2nd International Cancer Study & Therapy Conference
Feb 20-22, 2017, Baltimore, USA
Development of potent inhibitors of the DNA-dependent protein kinase (DNA-PK)
Northern Institute for Cancer Research, School of Chemistry, Newcastle University, UK
The cellular response to DNA double-strand break (DSB) formation is an essential component of normal cell survival, following exposure to DNA-damaging chemicals (e.g. cisplatin and doxorubicin) and ionising radiation.1 The serine/threonine kinase DNA-dependent protein kinase (DNA-PK) is a member of the phosphatidylinositol (PI) 3-kinase related kinase (PIKK) family of enzymes, and plays an important role in DNA DSB repair via the non-homologous end-joining (NHEJ) pathway.2 DNA-PK inhibitors may, therefore, be useful as agents to improve the activity of radio- and chemo-therapy in the treatment of cancer.3 Identification of the lead benzo[h]chromen-4-one DNA-PK inhibitor NU7026 (IC50 = 0.23 µM), guided the subsequent development of the potent and selective ATP-competitive chromenone NU7441 (DNA-PK IC50 = 30 nM).4 Although proof-of-principle studies with NU7441 confirmed promising activity in vitro as a chemo- and radio-potentiator in a range of human tumour cell lines,5 further biological studies with NU7441 were hampered by sub-optimal pharmaceutical properties.

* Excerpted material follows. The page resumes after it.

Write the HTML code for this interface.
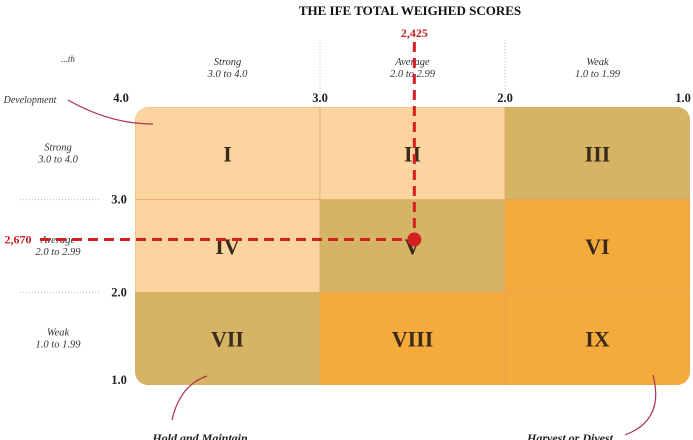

In collaboration with AstraZeneca Pharmaceuticals, structure-activity relationship studies for DNA-PK inhibition by chromenone-derivatives were conducted in conjunction with homology modelling. This approach predicted several positions on the pendant dibenzothiophen-4-yl substituent of NU7441 as tolerant to substitution, without detriment to DNA-PK inhibitory activity. We will describe the rational design and syntheses of analogues that optimised the physicochemical and pharmacokinetic properties of NU7441. These studies resulted in the identification of compounds that combined potent DNA-PK inhibition with excellent aqueous solubility (20-40 mg/mL as acid salts), without compromising cellular activity. Prominent amongst these derivatives is KU-0060648 (DNA-PK IC50 = 8.6 nM), which exhibits 20-1000 fold selectivity for DNA-PK over related PIKK enzymes and PI3K family members. The discovery and further development of KU-0060648 and analogues will be described, including in vivo efficacy and combination studies.6-8
Dr. Celine studied Organic Chemistry at the University of Poitiers (France) where she received her Ph.D. degree in 2004 for research on the synthesis of biomolecules by 1,3-dipolar cycloadditions with carbohydrates. From 2004-5, she carried out post-doctoral work in the group of Professor John A. Joule at the University of Manchester working on the synthesis of analogues of cofactors of oxomolybdoenzymes. In November 2005 she joined the Northern Institute for Cancer Research at Newcastle University as a research associate, working along Professors Roger Griffin and Bernard Golding on the synthesis of inhibitors of DNA-dependent protein kinase (DNA-PK). She was appointed to a lectureship at Newcastle in 2008, promoted to senior lectureship in 2013, and has since played a key role in helping to establish Newcastle as an internationally recognised centre for anti-cancer drug development.